--- Exercise brief ---
Search the entries for the word "with" and pull out each line that has it.

**** Supplied information ****

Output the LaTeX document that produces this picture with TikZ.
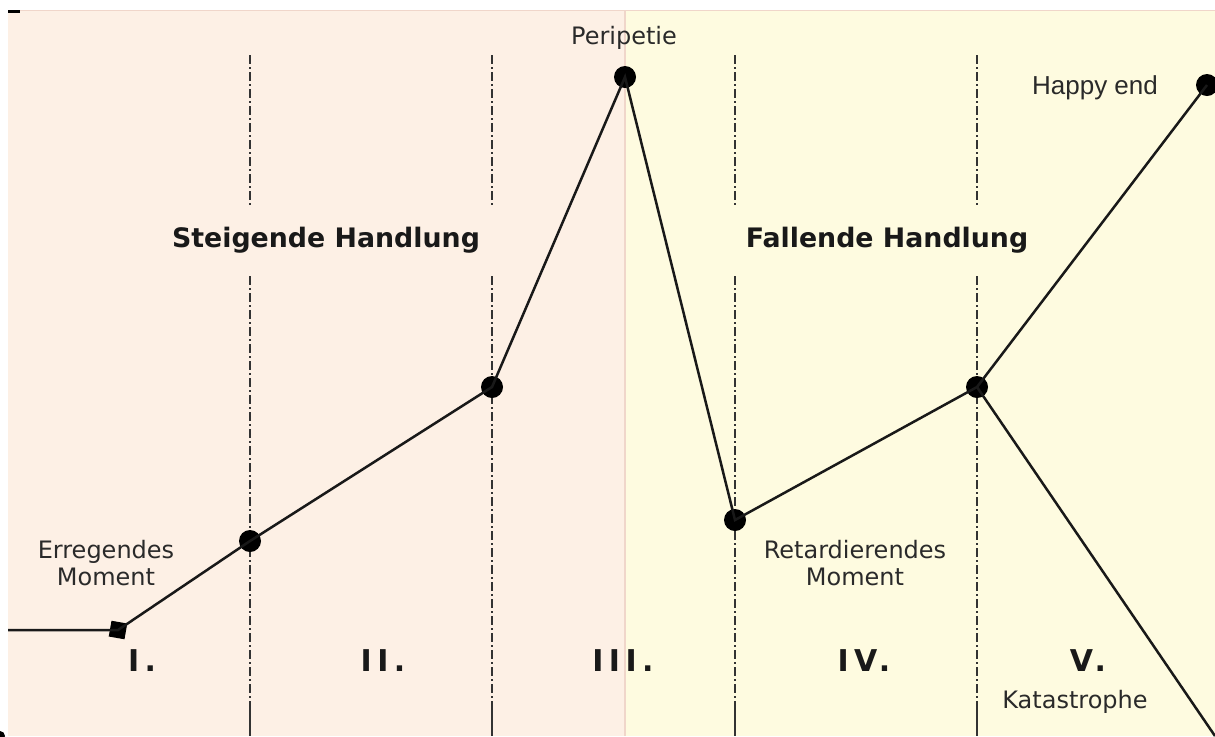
\documentclass[tikz,border=0pt]{standalone}
\usepackage{fontspec}
\setmainfont{DejaVu Sans}
\newfontfamily\arialf{Liberation Sans}
\newfontfamily\numf[LetterSpace=18]{DejaVu Sans}
\definecolor{pinkbg}{HTML}{FDF0E5}
\definecolor{yellowbg}{HTML}{FEFBE0}
\definecolor{edgepink}{HTML}{F0D6CA}
\definecolor{txt}{HTML}{2A2A2A}
\begin{document}
\begin{tikzpicture}[x=0.5pt,y=-0.5pt,
  pt/.style={circle,fill=black,inner sep=0pt,minimum size=11pt},
  sq/.style={rectangle,fill=black,inner sep=0pt,minimum size=8pt,rotate=-10},
  plot/.style={line width=1.25pt,draw=black!90},
  divider/.style={line width=0.85pt,draw=black!80,dash pattern=on 4.5pt off 1.5pt on 1pt off 1.5pt},
  dividersolid/.style={line width=0.85pt,draw=black!80},
  lbl/.style={inner sep=0pt,text=txt,font=\fontsize{12}{13.5}\selectfont,align=center},
  head/.style={inner sep=0pt,text=black!90,font=\fontsize{13.4}{16}\selectfont\bfseries},
  num/.style={inner sep=0pt,text=black!90,font=\numf\fontsize{15}{17}\selectfont\bfseries}]
\useasboundingbox (0,0) rectangle (1215,736);
% background
\fill[white] (0,0) rectangle (1215,736);
\fill[pinkbg] (8,10) rectangle (625,736);
\fill[yellowbg] (625,10) rectangle (1215,736);
\draw[edgepink,line width=0.6pt] (8,10.5) -- (1215,10.5);
\draw[edgepink,line width=0.6pt] (625,10) -- (625,736);
\fill[black] (8,10) rectangle (20,13);
\fill[black] (0,736) circle (5);
% dividers
\foreach \x [count=\i] in {250,492,735,977}{
  \coordinate (t\i) at (\x,55);
  \coordinate (g\i) at (\x,208);
  \coordinate (h\i) at (\x,276);
  \coordinate (s\i) at (\x,710);
  \coordinate (b\i) at (\x,736);
  \draw[divider] (t\i) -- (g\i);
  \draw[divider] (h\i) -- (s\i);
  \draw[dividersolid] (s\i) -- (b\i);
}
% points
\coordinate (start) at (8,630);
\node[sq] (erreg) at (118,630) {};
\node[pt] (p1) at (250,541) {};
\node[pt] (p2) at (492,387) {};
\node[pt] (peri) at (625,77) {};
\node[pt] (ret) at (735,520) {};
\node[pt] (p4) at (977,387) {};
\node[pt] (happy) at (1207,85) {};
\coordinate (kat) at (1215,736);
\draw[plot] (start) -- (erreg.center) -- (p1.center) -- (p2.center) -- (peri.center) -- (ret.center) -- (p4.center) -- (happy.center);
\draw[plot] (p4.center) -- (kat);
% labels
\node[lbl] (lperi) at (624,38) {Peripetie};
\node[lbl] (lerreg) at (106,563) {Erregendes\\Moment};
\node[lbl] (lret) at (855,563) {Retardierendes\\Moment};
\node[lbl] (lkat) at (1075,702) {Katastrophe};
\node[inner sep=0pt,text=txt,font=\arialf\fontsize{13}{15}\selectfont] (lhappy) at (1095,88) {Happy end};
\node[head] (hst) at (326,240) {Steigende Handlung};
\node[head] (hfa) at (887,240) {Fallende Handlung};
\node[num] (n1) at (142,661) {I.};
\node[num] (n2) at (383,661) {II.};
\node[num] (n3) at (623,661) {III.};
\node[num] (n4) at (864,661) {IV.};
\node[num] (n5) at (1088,661) {V.};
\end{tikzpicture}
\end{document}
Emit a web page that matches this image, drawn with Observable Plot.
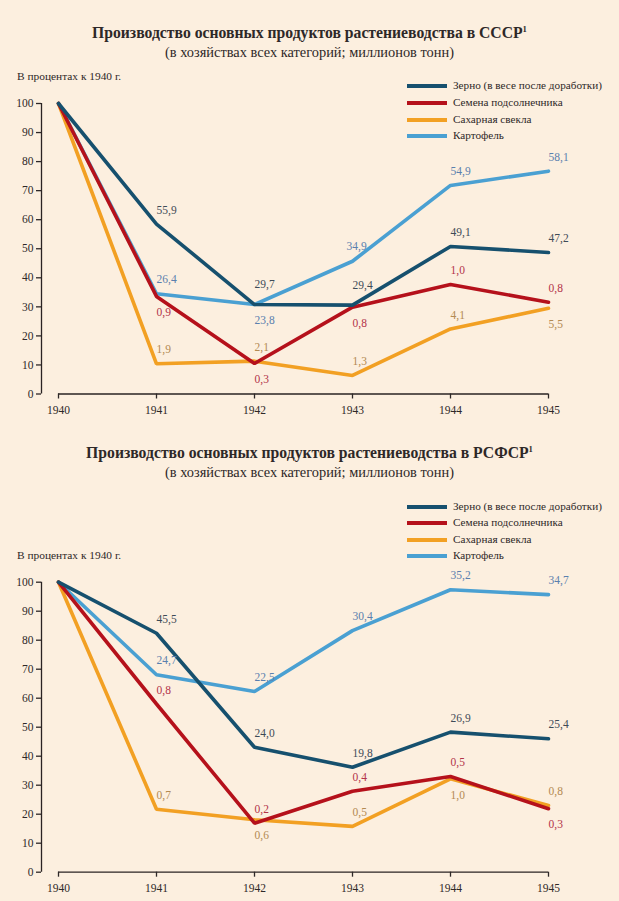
<!DOCTYPE html>
<html><head><meta charset="utf-8">
<script src="https://cdn.jsdelivr.net/npm/d3@7"></script>
<script src="https://cdn.jsdelivr.net/npm/@observablehq/plot@0.6"></script>
<style>
body{margin:0;background:#fcefdf;font-family:"Liberation Serif","DejaVu Serif",serif;color:#2e2828}
#page{position:relative;width:619px;height:901px;overflow:hidden;background:#fcefdf}
.t{position:absolute;left:0;width:619px;text-align:center;line-height:1;white-space:nowrap}
.title{font-weight:bold;font-size:15.7px;top:0}
.sub{font-size:14.4px}
.unit{position:absolute;left:17px;font-size:11.4px;line-height:1;white-space:nowrap}
.leg{position:absolute;left:407px;font-size:11.2px;line-height:1;white-space:nowrap}
.leg span.sw{position:absolute;left:0;top:4px;width:40px;height:4px}
.leg span.tx{position:absolute;left:46px;top:0}
.plot{position:absolute;left:0}
svg.plot, svg.plot text{font-family:"Liberation Serif","DejaVu Serif",serif !important}
sup{font-size:0.55em;vertical-align:0.7em;line-height:0}
</style></head>
<body><div id="page"></div>
<script>
// ---------- data ----------
const years = [1940, 1941, 1942, 1943, 1944, 1945];
const seriesNames = ["Зерно (в весе после доработки)", "Семена подсолнечника", "Сахарная свекла", "Картофель"];
const yTicks = [0, 10, 20, 30, 40, 50, 60, 70, 80, 90, 100];

// СССР: % к 1940 г.
const ussrGrain     = [100, 58.5, 30.8, 30.6, 50.8, 48.7];
const ussrSunflower = [100, 33.6, 10.5, 29.9, 37.7, 31.6];
const ussrBeet      = [100, 10.4, 11.3, 6.4, 22.4, 29.5];
const ussrPotato    = [100, 34.5, 30.8, 45.7, 71.8, 76.7];
// СССР: млн т (1941–1945)
const ussrGrainMt     = ["55,9", "29,7", "29,4", "49,1", "47,2"];
const ussrSunflowerMt = ["0,9", "0,3", "0,8", "1,0", "0,8"];
const ussrBeetMt      = ["1,9", "2,1", "1,3", "4,1", "5,5"];
const ussrPotatoMt    = ["26,4", "23,8", "34,9", "54,9", "58,1"];

// РСФСР: % к 1940 г.
const rsfsrGrain     = [100, 82.4, 43.1, 36.2, 48.3, 46.0];
const rsfsrSunflower = [100, 58.0, 16.9, 27.9, 33.0, 21.9];
const rsfsrBeet      = [100, 21.7, 18.1, 15.8, 32.2, 23.0];
const rsfsrPotato    = [100, 68.1, 62.3, 83.3, 97.4, 95.7];
// РСФСР: млн т (1941–1945)
const rsfsrGrainMt     = ["45,5", "24,0", "19,8", "26,9", "25,4"];
const rsfsrSunflowerMt = ["0,8", "0,2", "0,4", "0,5", "0,3"];
const rsfsrBeetMt      = ["0,7", "0,6", "0,5", "1,0", "0,8"];
const rsfsrPotatoMt    = ["24,7", "22,5", "30,4", "35,2", "34,7"];

// ---------- layout / style ----------
const lineColors  = ["#16506e", "#b5111b", "#f2a023", "#4aa0d2"];
const labelColors = ["#3e4b57", "#b3344a", "#b38a52", "#5a80ae"];
// label placement: a = above, h = higher above, b = below, L = above, shifted left
const ussrPlace  = [["a","h","h","a","a"], ["b","b","b","a","a"], ["a","a","a","a","b"], ["a","b","L","a","a"]];
const rsfsrPlace = [["a","a","a","a","a"], ["a","a","a","a","b"], ["a","b","a","b","a"], ["a","a","a","a","a"]];
const drawOrder = [3, 2, 1, 0];
const placeDy = {a: -14, h: -20, b: 16, L: -15};
const placeDx = {a: 0, h: 0, b: 0, L: -6};
const serif = "'Liberation Serif', 'DejaVu Serif', serif";

function buildChart(values, mts, places, svgTop, marginTop, height, marginBottom) {
  const marks = [
    Plot.ruleX([1940], {y1: 0, y2: 100, dx: -17, stroke: "#2a2323", strokeWidth: 1.3}),
    Plot.ruleY([0], {x1: 1940, x2: 1945, stroke: "#2a2323", strokeWidth: 1.3}),
    Plot.axisY({ticks: yTicks, tickSize: 5, tickPadding: 3, label: null, strokeWidth: 1.3, fontFamily: serif, fontSize: 11.5}),
    Plot.axisX({ticks: years, tickFormat: d => String(d), tickSize: 5, tickPadding: 7, label: null, strokeWidth: 1.3, fontFamily: serif, fontSize: 11.5})
  ];
  for (const s of drawOrder) {
    const pts = years.map((year, i) => ({year, value: values[s][i]}));
    marks.push(Plot.line(pts, {x: "year", y: "value", stroke: lineColors[s], strokeWidth: 3.6, strokeLinejoin: "miter"}));
  }
  for (const s of drawOrder) {
    const labs = years.slice(1).map((year, i) => ({year, value: values[s][i + 1], text: mts[s][i], place: places[s][i]}));
    for (const p of ["a", "h", "b", "L"]) {
      marks.push(Plot.text(labs.filter(d => d.place === p), {
        x: "year", y: "value", text: "text", fill: labelColors[s],
        textAnchor: "start", dx: placeDx[p], dy: placeDy[p], fontSize: 11.5, fontFamily: serif
      }));
    }
  }
  const svg = Plot.plot({
    width: 619, height, marginTop, marginBottom, marginLeft: 41, marginRight: 71,
    x: {domain: [1940, 1945], insetLeft: 17},
    y: {domain: [0, 100]},
    style: {background: "transparent", color: "#2e2828", fontFamily: serif, fontSize: "11.5px", overflow: "visible"},
    marks
  });
  svg.classList.add("plot");
  svg.style.top = svgTop + "px";
  return svg;
}

const page = document.getElementById("page");
function addText(cls, top, html) {
  const d = document.createElement("div");
  d.className = cls; d.style.top = top + "px"; d.innerHTML = html;
  page.appendChild(d);
}
function addLegend(tops) {
  seriesNames.forEach((name, i) => {
    const d = document.createElement("div");
    d.className = "leg"; d.style.top = tops[i] + "px";
    d.innerHTML = `<span class="sw" style="background:${lineColors[i]}"></span><span class="tx">${name}</span>`;
    page.appendChild(d);
  });
}

addText("t title", 25, "Производство основных продуктов растениеводства в СССР<sup>1</sup>");
addText("t sub", 45, "(в хозяйствах всех категорий; миллионов тонн)");
addText("unit", 71, "В процентах к 1940 г.");
addLegend([80, 97, 114, 130]);
page.appendChild(buildChart(
  [ussrGrain, ussrSunflower, ussrBeet, ussrPotato],
  [ussrGrainMt, ussrSunflowerMt, ussrBeetMt, ussrPotatoMt],
  ussrPlace, 80, 23, 340, 26.5));

addText("t title", 445, "Производство основных продуктов растениеводства в РСФСР<sup>1</sup>");
addText("t sub", 465, "(в хозяйствах всех категорий; миллионов тонн)");
addText("unit", 550, "В процентах к 1940 г.");
addLegend([501, 517, 534, 550]);
page.appendChild(buildChart(
  [rsfsrGrain, rsfsrSunflower, rsfsrBeet, rsfsrPotato],
  [rsfsrGrainMt, rsfsrSunflowerMt, rsfsrBeetMt, rsfsrPotatoMt],
  rsfsrPlace, 560, 21.7, 341, 29.3));
</script>
</body></html>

****

--- Answer to this problem ---
Output the LaTeX document that produces this picture with TikZ.
Emit a web page that matches this image, drawn with Observable Plot.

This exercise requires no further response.